According to yahoo finance the rescue plan that was granted to Greece helped stabilising the stock markets. Spiegel-Online.de claims that this might happen again with Ireland.

“Other European ‘childs of sorrow’ like Spain or Portugal might be prevented from being drawn into the same vortex,” it says on Spiegel-Online’s webiste in German.

Why does it happen in the EU

Paul Krugman has won the Nobel Prize for Economics and he has pointed out flaws in the European economy back in 2008.

He thinks that the European economy is too ‘integrated’ – meaning that European countries spend a lot of money on importing from each other.

“Since imports tend to rise or fall faster than GDP during a business cycle, this probably means that something like 40 percent of any change in final demand “leaks” across borders within Europe,” Krugman says on his blog.

That means that “any given European country is much less than the multiplier on a coordinated fiscal expansion”, Krugman says.

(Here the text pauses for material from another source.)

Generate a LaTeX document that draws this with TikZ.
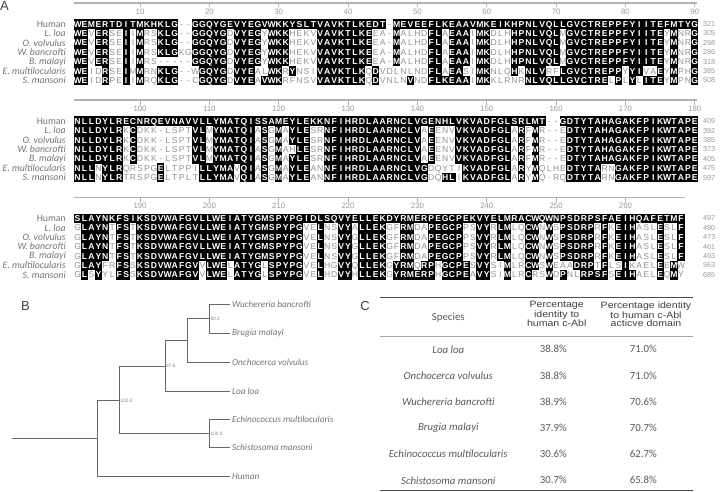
\documentclass[tikz,border=0pt]{standalone}
\usepackage{fontspec}
\setmainfont{Liberation Sans}
\newfontfamily\calfont{Carlito}
\newfontfamily\widefont[FakeStretch=1.15]{Liberation Sans}
\usetikzlibrary{positioning}

% alignment: residue identical to human -> black box, else grey letter
\newcount\alncol
\newif\ifalnbox
\newif\ifalnsame
\def\alnrow#1#2#3#4{%
  \alncol=0
  \pgfmathsetmacro\alny{#2}%
  \ifnum#1=0 \alnboxtrue\else\alnboxfalse\fi
  \edef\alnargs{#3\relax#4\relax}%
  \expandafter\alnstep\alnargs}
\def\alnstep#1#2\relax#3#4\relax{%
  \advance\alncol by 1
  \pgfmathsetmacro\alnx{77.6+6.935*(\the\alncol-1)}%
  \alnsamefalse
  \def\alnres{#1}\def\alnref{#3}%
  \ifx\alnres\alnref\alnsametrue\fi
  \if-#1\alnsamefalse\fi
  \ifalnbox
    \ifalnsame\fill (\alnx-3.55,\alny-4.8) rectangle (\alnx+3.55,\alny+4.8);\fi
  \else
    \ifalnsame\node[seqon] at (\alnx,\alny+3.1) {#1};\else\node[seqoff] at (\alnx,\alny+3.1) {#1};\fi
  \fi
  \ifx\relax#2\relax\else\alnstep#2\relax#4\relax\fi}

\def\hA{WEMERTDITMKHKLG--GGQYGEVYEGVWKKYSLTVAVKTLKEDT-MEVEEFLKEAAVMKEIKHPNLVQLLGVCTREPPFYIITEFMTYG}
\def\lA{WEVERSEIIMRSKLG--GGQYGDVYEGYWKKHEKVVAVKTLKEEA-MALHDFLAEAAIMKDLHHPNLVQLMGVCTREPPFYIITEYMNRG}
\def\oA{WEVERSEIIMRSKLG--GGQYGDVYEGYWKKHEKVVAVKTLKEEA-MALHDFLAEAAIMKDLHHPNLVQLMGVCTREPPFYIITEYMNRG}
\def\wA{WEVERSEIIMRSKLGKGGGQYGDVYEGYWKKHEKVVAVKTLKEEA-MALHDFLAEAAIMKDLHHPNLVQLMGVCTREPPFYIITEYMNRG}
\def\bA{WEVERSEIIMRS-----GGQYGDVYEGYWKKHEKVVAVKTLKEEA-MALHDFLAEAAIMKDLHHPNLVQLMGVCTREPPFYIITEYMNRG}
\def\eA{WEIDRSEIMMRNKLG--WGQYGDVYEALWKRYNSIVAVKTLKQDVDLNLNDFLAEASIMKNLQHKNLVRFLGVCTREPPYYIVAEYMPHG}
\def\sA{WEIDRPEIIMRQKLG--CGQYGDVYEAVWKRFNSVVAVKTLKQDVNLNVNDFLKEAAIMKKLRNRNLVQLLGVCTRELPLYLITEYMPNG}

\def\hB{NLLDYLRECNRQEVNAVVLLYMATQISSAMEYLEKKNFIHRDLAARNCLVGENHLVKVADFGLSRLMT--GDTYTAHAGAKFPIKWTAPE}
\def\lB{NLLDYLRKCDKK-LSPTVLMYMATQIASGMAYLESRNFIHRDLAARNCLVAEENVVKVADFGLARFMR--EDTYTAHAGAKFPIKWTAPE}
\def\oB{NLLDYLRKCDKK-LSPTVLMYMATQIASGMAYLESRNFIHRDLAARNCLVAEENVVKVADFGLARFMR--EDTYTAHAGAKFPIKWTAPE}
\def\wB{NLLDYLRKCDKK-LSPTVLMYMATQIASGMAHLESRNFIHRDLAARNCLVAEENVVKVADFGLARFMR--EDTYTAHAGAKFPIKWTAPE}
\def\bB{NLLDYLRKCDKK-LSPTVLMYMATQIASGMAYLESRNFIHRDLAARNCLVAEENVVKVADFGLARFMR--EDTYTAHAGAKFPIKWTAPE}
\def\eB{NLLNYLRQRSPGELTPPILLYMAVQIASGMAYLEANNFIHRDLAARNCLVGDQYTIKVADFGLARYMQLHEDTYTARNGAKFPIKWTAPE}
\def\sB{NLLNYLRTRSPGELTPLTLLYMAVQIASGMAYLEANNFIHRDLAARNCLVGDQHLIKVADFGLARYMQ-RQDTYTARNGAKFPIKWTAPE}

\def\hC{SLAYNKFSIKSDVWAFGVLLWEIATYGMSPYPGIDLSQVYELLEKDYRMERPEGCPEKVYELMRACWQWNPSDRPSFAEIHQAFETMF}
\def\lC{GLAYNTFSTKSDVWAFGVLLWEIATYGMSPYPGVELNSVYALLEKGFRMDAPEGCPPSVYRLMLQCWNWSPSDRPRFKEIHASLESLF}
\def\oC{GLAYNTFSTKSDVWAFGVLLWEIATYGMSPYPGVELNSVYGLLEKGFRMDAPEGCPPSVYRLMLQCWNWSPSDRPRFKEIHASLESLF}
\def\wC{GLAYNTFSTKSDVWAFGVLLWEIATYGMSPYPGVELNSVYGLLEKGFRMDAPEGCPPSVYRLMLQCWNWSPSDRPRFKEIHASLESLF}
\def\bC{GLAYNTFSTKSDVWAFGVLLWEIATYGMSPYPGVELNSVYGLLEKGFRMDAPEGCPPSVYRLMLQCWNWSPSDRPRFKEIHASLESLF}
\def\eC{GLAYFRFSSKSDVWAFGVVLWELATYGLSPYPGVELHGVYQLLEKGYRMQRPHGCPESVYSIMLRCWSWEAADRPTFLSIKAELEEMW}
\def\sC{GLSYYLFSSKSDVWAFGVVLWELATYGLSPYPGVELHDVYHLLEKGYRMERPHGCPEAVYSIMLRCRSWDPNLRPSFSEIHAELEQMY}

\tikzset{
  seqon/.style={text=white, anchor=base, inner sep=0pt, font=\fontsize{8.6}{9}\selectfont\bfseries},
  seqoff/.style={text=gray!85, anchor=base, inner sep=0pt, font=\fontsize{8.6}{9}\selectfont},
  rowlbl/.style={anchor=east, inner sep=0pt, text=gray!90!black, font=\calfont\fontsize{9.8}{10}\selectfont},
  endnum/.style={anchor=west, inner sep=0pt, text=gray!80, font=\fontsize{7.2}{8}\selectfont},
  ruler/.style={gray!60, line width=1.4pt},
  rulenum/.style={inner sep=1pt, text=gray!80, font=\fontsize{7.8}{8}\selectfont},
  panel/.style={text=black!75, font=\fontsize{13}{13}\selectfont},
  branch/.style={gray!80!black, line width=0.7pt},
  leaf/.style={anchor=west, inner sep=2pt, text=gray!90!black, font=\calfont\itshape\fontsize{9.2}{10}\selectfont},
  boot/.style={anchor=west, inner sep=1pt, text=gray, font=\fontsize{4.8}{5}\selectfont},
  tabtxt/.style={text=black!65, font=\calfont\fontsize{10.8}{11}\selectfont},
  tabhead/.style={text=black!75, align=center, font=\widefont\fontsize{9.2}{8.3}\selectfont}
}

\begin{document}
\begin{tikzpicture}[x=1pt,y=-1pt]
\useasboundingbox (0,0) rectangle (720,492);

% A: alignment
\node[panel] at (4.5,6) {A};
\foreach \blk/\top in {A/0,B/97.2,C/194.4} {
  \foreach \pass in {0,1} {
    \foreach \sp [count=\r from 0] in {h,l,o,w,b,e,s} {
      \alnrow{\pass}{\top+24+9.4*\r}{\csname\sp\blk\endcsname}{\csname h\blk\endcsname}
    }
  }
  \foreach \nm [count=\r from 0] in {Human,\textit{L. loa},\textit{O. volvulus},\textit{W. bancrofti},\textit{B. malayi},\textit{E. multilocularis},\textit{S. mansoni}}
    \node[rowlbl] at (66,\top+24+9.4*\r) {\nm};
}
\foreach \top/\off/\kmax/\len in {0/0/90/697,97.2/90/90/697,194.4/180/80/685} {
  \draw[ruler] (74,\top+3) -- (\len,\top+3);
  \foreach \k in {10,20,...,\kmax} {
    \pgfmathtruncatemacro\lab{\k+\off}
    \draw[gray!60, line width=0.8pt] (77.6+6.935*\k-6.935,\top+3) -- ++(0,4.5) node[rulenum,below] {\lab};
  }
}
\foreach \n [count=\r from 0] in {321,305,298,286,318,385,508}
  \node[endnum] at (703,24+9.4*\r) {\n};
\foreach \n [count=\r from 0] in {409,392,385,373,405,475,597}
  \node[endnum] at (703,121.2+9.4*\r) {\n};
\foreach \n [count=\r from 0] in {497,480,473,461,493,563,685}
  \node[endnum] at (703,218.4+9.4*\r) {\n};

% B: tree
\node[panel] at (25.5,306) {B};
\coordinate (root) at (11.7,438.3);
\coordinate (n1) at (97.3,438.3);
\coordinate (n2) at (119.3,400.7);
\coordinate (n3) at (165,366);
\coordinate (n4) at (187.7,340.7);
\coordinate (n5) at (209.3,318.8);
\coordinate (n6) at (209.3,433.5);
\node[leaf] (wuch) at (230,304.3) {Wuchereria bancrofti};
\node[leaf] (brug) at (230,333.3) {Brugia malayi};
\node[leaf] (onch) at (230,362.7) {Onchocerca volvulus};
\node[leaf] (loa) at (230,391) {Loa loa};
\node[leaf] (echi) at (230,419.3) {Echinococcus multilocularis};
\node[leaf] (schi) at (230,447.7) {Schistosoma mansoni};
\node[leaf] (hum) at (230,476.7) {Human};
\draw[branch] (root) -- (n1);
\draw[branch] (n1) |- (n2);
\draw[branch] (n1) |- (hum.west);
\draw[branch] (n2) |- (n3);
\draw[branch] (n2) |- (n6);
\draw[branch] (n3) |- (n4);
\draw[branch] (n3) |- (loa.west);
\draw[branch] (n4) |- (n5);
\draw[branch] (n4) |- (onch.west);
\draw[branch] (n5) |- (wuch.west);
\draw[branch] (n5) |- (brug.west);
\draw[branch] (n6) |- (echi.west);
\draw[branch] (n6) |- (schi.west);
\node[boot] at (n5) {93.2};
\node[boot] at (n3) {97.6};
\node[boot] at (n2) {100.0};
\node[boot] at (n6) {100.0};

% C: table
\node[panel] at (365,306) {C};
\draw[black!70, line width=0.9pt] (380,297.7) -- (693,297.7);
\draw[gray!70, line width=0.6pt] (380,336) -- (693,336);
\draw[black!70, line width=0.9pt] (380,490) -- (693,490);
\node[tabtxt] (hsp) at (448.3,317.7) {Species};
\node[tabhead] (hid) at (556.7,314.3) {Percentage\\identity to\\human c-Abl};
\node[tabhead] (had) at (646,314.3) {Percentage identity\\to human c-Abl\\acticve domain};
\foreach \nm/\pa/\pb [count=\r from 0] in {Loa loa/38.8\%/71.0\%,Onchocerca volvulus/38.8\%/71.0\%,Wuchereria bancrofti/38.9\%/70.6\%,Brugia malayi/37.9\%/70.7\%,Echinococcus multilocularis/30.6\%/62.7\%,Schistosoma mansoni/30.7\%/65.8\%} {
  \node[tabtxt] at (448.3,349.3+26.2*\r) {\itshape\nm};
  \node[tabtxt] at (553.3,349.3+26.2*\r) {\pa};
  \node[tabtxt] at (643.3,349.3+26.2*\r) {\pb};
}
\end{tikzpicture}
\end{document}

Krugman elaborates that this means that a “tradeoff between deficits and supporting the economy in a time of trouble is much less favorable for any one European country than for Europe as a whole.”

Even though the European Union is going to fill the begging hands of Ireland’s Prime Minister Brian Cowen, the calls demanding that he steps down grow louder.

There surely must be going on a lot in Cowen’s guiltily hung down head, he probably would not be offered another penny for his thoughts right now.